Tbilisi 30 March 2017 – Childhood literacy in Georgia will be a primary casualty of a well-meaning but destructive free schoolbook law that has handed the government control of all textbook production and stripped publishers and authors of their intellectual property rights, the IPA warned today.

Speaking at a press conference in Tbilisi, IPA Secretary General José Borghino said that the idea of free textbooks was fine in principle – but cautioned against pursuing it at any price.

‘This reckless policy is self-defeating because while it seeks to distribute free books in the short term, it has set the country’s educational publishing industry on a heading to annihilation. At the IPA we have seen it happen in other countries – such as Hungary and Poland – that state monopolies in textbook publishing always fail to deliver the quality resources that teachers, students and their parents deserve. State publishing monopolies capsize successful business models, cause long-term damage to educational performances and youth literacy, and cause the avoidable losses of thousands of the jobs that are generated by pluralistic, competitive publishing markets.’

Gvantsa Jobava, who chairs the Georgian Publishers and Booksellers Association (GPBA), a member of the IPA, said Georgian publishers fully supported free school books, but that the 2013 decree permitted the state to plunder publishers’ digital book files, print the books and give them away, with no requirement to pay for the intellectual property.
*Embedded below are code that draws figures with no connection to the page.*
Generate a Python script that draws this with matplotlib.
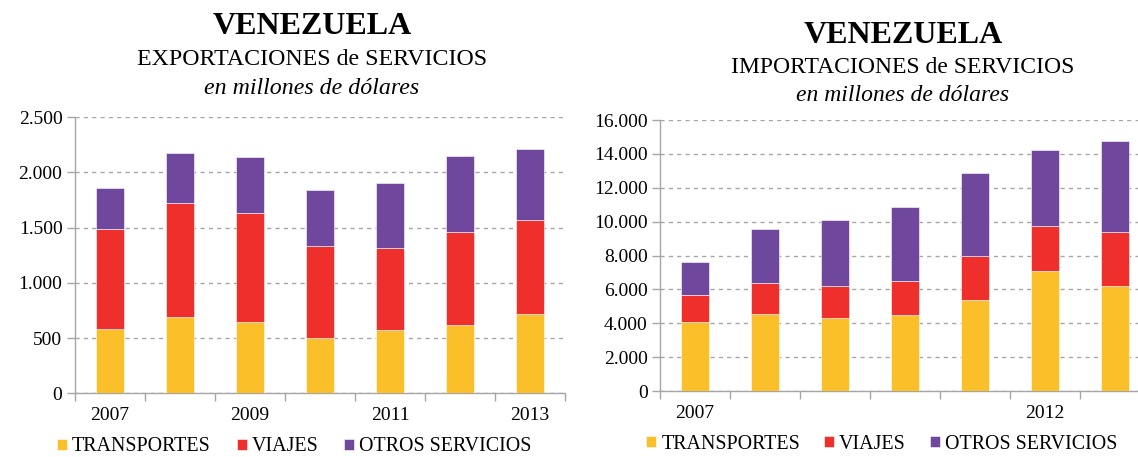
import matplotlib
matplotlib.use('Agg')
import matplotlib.pyplot as plt
import numpy as np

plt.rcParams['font.family'] = ['Liberation Serif', 'DejaVu Serif']

years = ['2007', '2008', '2009', '2010', '2011', '2012', '2013']
series = ['TRANSPORTES', 'VIAJES', 'OTROS SERVICIOS']
colors = ['#FBBF2A', '#EE2F2B', '#6F489D']

# exportaciones de servicios (millones de USD)
exp_transportes = [586, 688, 646, 501, 577, 619, 716]
exp_viajes = [903, 1033, 987, 830, 736, 842, 857]
exp_otros = [368, 459, 505, 511, 589, 692, 640]

# importaciones de servicios (millones de USD)
imp_transportes = [4083, 4574, 4299, 4476, 5379, 7087, 6184]
imp_viajes = [1571, 1786, 1904, 2002, 2611, 2670, 3219]
imp_otros = [1963, 3220, 3887, 4378, 4868, 4475, 5379]

GRID = '#a6a6a6'


def stacked(ax, parts, ymax, ystep, label_years):
    x = np.arange(len(years))
    bottom = np.zeros(len(years))
    handles = []
    for vals, col, name in zip(parts, colors, series):
        h = ax.bar(x, vals, 0.4, bottom=bottom, color=col, label=name,
                   edgecolor='white', linewidth=0.4, zorder=3)
        bottom += np.array(vals)
        handles.append(h)
    ax.set_xlim(-0.5, len(years) - 0.5)
    ax.set_ylim(0, ymax)
    yt = np.arange(0, ymax + 1, ystep)
    ax.set_yticks(yt)
    ax.set_yticklabels(['{:,}'.format(int(v)).replace(',', '.') for v in yt])
    ax.yaxis.grid(True, color=GRID, linestyle=(0, (3, 3)), linewidth=1, zorder=0)
    ax.set_xticks(np.arange(len(years) + 1) - 0.5)
    ax.set_xticklabels([])
    ax.set_xticks([years.index(y) for y in label_years], minor=True)
    ax.set_xticklabels(label_years, minor=True)
    ax.tick_params(axis='x', which='major', length=6, color=GRID, width=1)
    ax.tick_params(axis='x', which='minor', length=0, pad=10, labelsize=14)
    ax.tick_params(axis='y', length=6, color=GRID, width=1, labelsize=14, pad=3)
    for s in ['top', 'right']:
        ax.spines[s].set_visible(False)
    for s in ['left', 'bottom']:
        ax.spines[s].set_color(GRID)
        ax.spines[s].set_linewidth(1)
    return handles


fig = plt.figure(figsize=(11.38, 4.57), dpi=100)

ax1 = fig.add_axes([0.0659, 0.1394, 0.4306, 0.604])
h1 = stacked(ax1, [exp_transportes, exp_viajes, exp_otros], 2500, 500,
             ['2007', '2009', '2011', '2013'])

# the import panel runs past the right edge of the figure
ax2 = fig.add_axes([0.580, 0.1444, 0.4306, 0.593])
h2 = stacked(ax2, [imp_transportes, imp_viajes, imp_otros], 16000, 2000,
             ['2007', '2012'])

fig.text(0.274, 0.943, 'VENEZUELA', ha='center', va='center',
         fontsize=23, fontweight='bold')
fig.text(0.274, 0.870, 'EXPORTACIONES de SERVICIOS', ha='center', va='center',
         fontsize=17.2)
fig.text(0.274, 0.806, 'en millones de dólares', ha='center', va='center',
         fontsize=17.2, style='italic')

fig.text(0.7935, 0.923, 'VENEZUELA', ha='center', va='center',
         fontsize=23, fontweight='bold')
fig.text(0.7935, 0.852, 'IMPORTACIONES de SERVICIOS', ha='center', va='center',
         fontsize=17)
fig.text(0.7935, 0.791, 'en millones de dólares', ha='center', va='center',
         fontsize=17, style='italic')

leg_kw = dict(loc='center left', ncol=3, frameon=False, fontsize=14.4,
              handlelength=0.5, handleheight=0.5, handletextpad=0.25,
              borderpad=0, borderaxespad=0)
fig.legend(h1, series, bbox_to_anchor=(0.050, 0.022), columnspacing=1.3,
           **leg_kw)
fig.legend(h2, series, bbox_to_anchor=(0.568, 0.028), columnspacing=1.2,
           **leg_kw)

plt.savefig('out.png', dpi=100)
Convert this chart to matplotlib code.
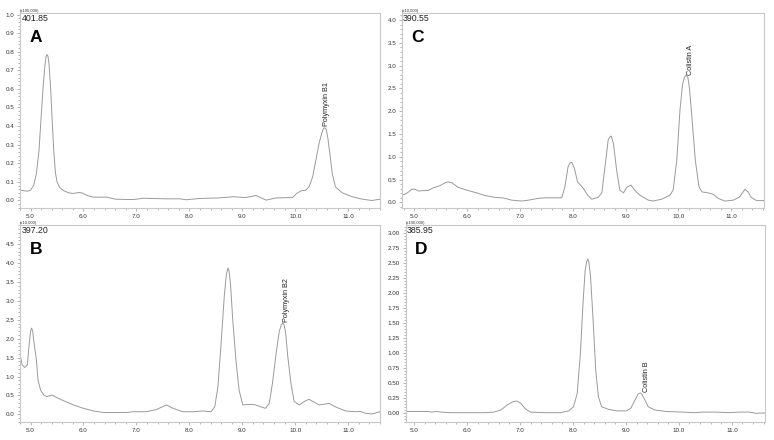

She said: ‘Georgian publishers and authors are not against the free distribution of textbooks. But this government policy will have a very negative impact on the Georgian educational system. Youth literacy in our country is in real danger because most publishers and authors cannot risk creating new textbooks anymore. Today the whole book market has been hit by serious financial problems, and many people have lost their jobs. There is only mistrust and misunderstanding between the Ministry of Education and Science and the publishing sector.’

Georgia’s Ministry of Education and Science has called on the nation’s publishers to enter a tender next month (April 2017) to provide the next raft of textbooks for 2018-2019. But a deep mistrust of the government’s tender process and the financial strain of four years of decimated revenues mean publishers can’t or won’t bid for the contract.

Joining the IPA delegation to Tblisi was Kristenn Einarsson, a Norwegian publisher and the new Chair of the IPA’s Freedom to Publish Committee, the internal body that leads the IPA’s freedom to publish advocacy worldwide.